La polizia ha eseguito un’ordinanza di applicazione della misura cautelare degli arresti domiciliari a Natale Giuseppe Gambino, 59 anni, e dell’obbligo di dimora con prescrizioni nei confronti di Antonino Palumbo, 44 anni, ritenuti dagli inquirenti responsabili del reato di intestazione fittizia di beni.
Inoltre, i poliziotti della sezione criminalità organizzata della Squadra mobile hanno proceduto al sequestro preventivo ai fini della confisca dell’impresa individuale attiva nel settore della rivendita di carni, denominata “Le delizie della carne” di via Giovanni Campisi, alla Guadagna.

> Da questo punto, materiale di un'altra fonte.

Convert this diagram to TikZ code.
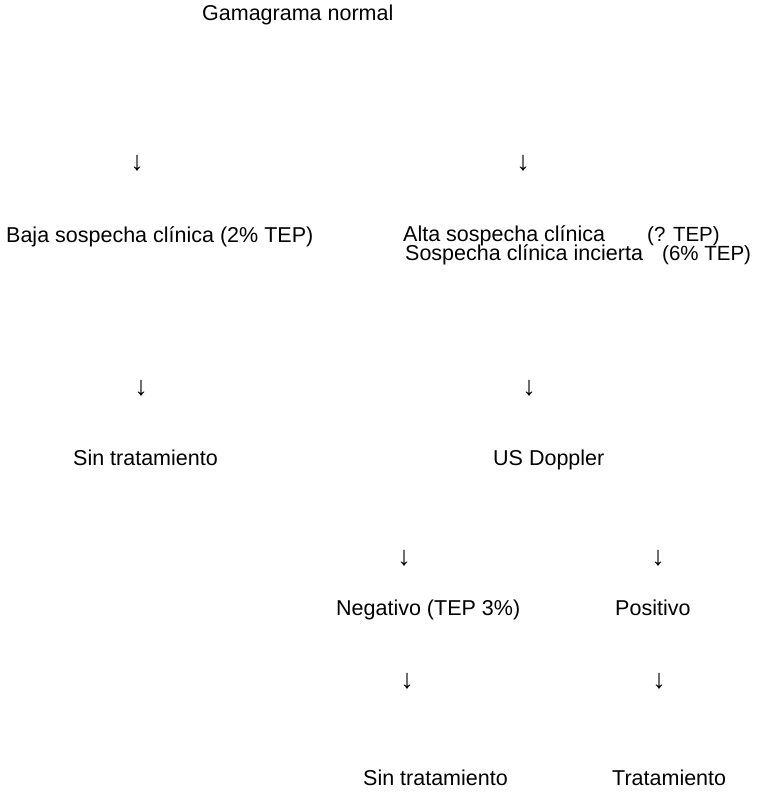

Questo esercizio, spiegano dalla questura, storicamente riconducibile al Gambino e punto strategico per la sua influenza criminale nel quartiere, era già stato oggetto di confisca nel 2004, quando era stato individuato con diversa ragione sociale, ma svolgeva la medesima attività presso gli stessi locali in cui insiste attualmente.
I provvedimenti cautelari sono scaturiti dagli approfondimenti investigativi effettuati dalla Squadra Mobile a seguito dell’operazione denominata “Stirpe”, eseguita, a novembre 2015, nei confronti della famiglia mafiosa “Santa Maria di Gesù” e nel corso della quale, insieme a personaggi della levatura di Salvatore Profeta, venne arrestato proprio Palumbo, attualmente sottoposto all’obbligo di dimora ed al quale erano stati contestati i reati di cui all’articolo 416bis del codice penale.
Le perquisizioni effettuate all’esecuzione avevano portato al sequestro, presso l’abitazione di Palumbo, di un voluminoso archivio di appunti indicanti poste di acquisto e di vendita di prodotti alimentari.
Le successive attività di indagine hanno permesso di rilevare la riconducibilità a Gambino e a Palumbo della proprietà di due attività commerciali di rivendita, rispettivamente, di carni la prima, e di prodotti surgelati la seconda (quest’ultima poi ceduta a terzi), fittiziamente intestate a prestanome compiacenti ed avviate in una porzione di territorio ricadente sotto l’influenza della famiglia di Santa Maria di Gesù.
A suffragio delle risultanze emerse dalle attività tecniche e di approfondimento investigativo, spiegano gli investigatori, è stata dimostrata l’incapacità reddituale dei formali intestatari delle società al momento dell’apertura delle stesse attività, oltre all’esiguità dei redditi percepiti tanto da Gambino, quanto da Palumbo, i quali, quindi, avevano avviato i punti vendita intestandoli a prestanome e facendo ricorso a proventi economici diversi da quelli effettivamente percepiti e formalmente dichiarati.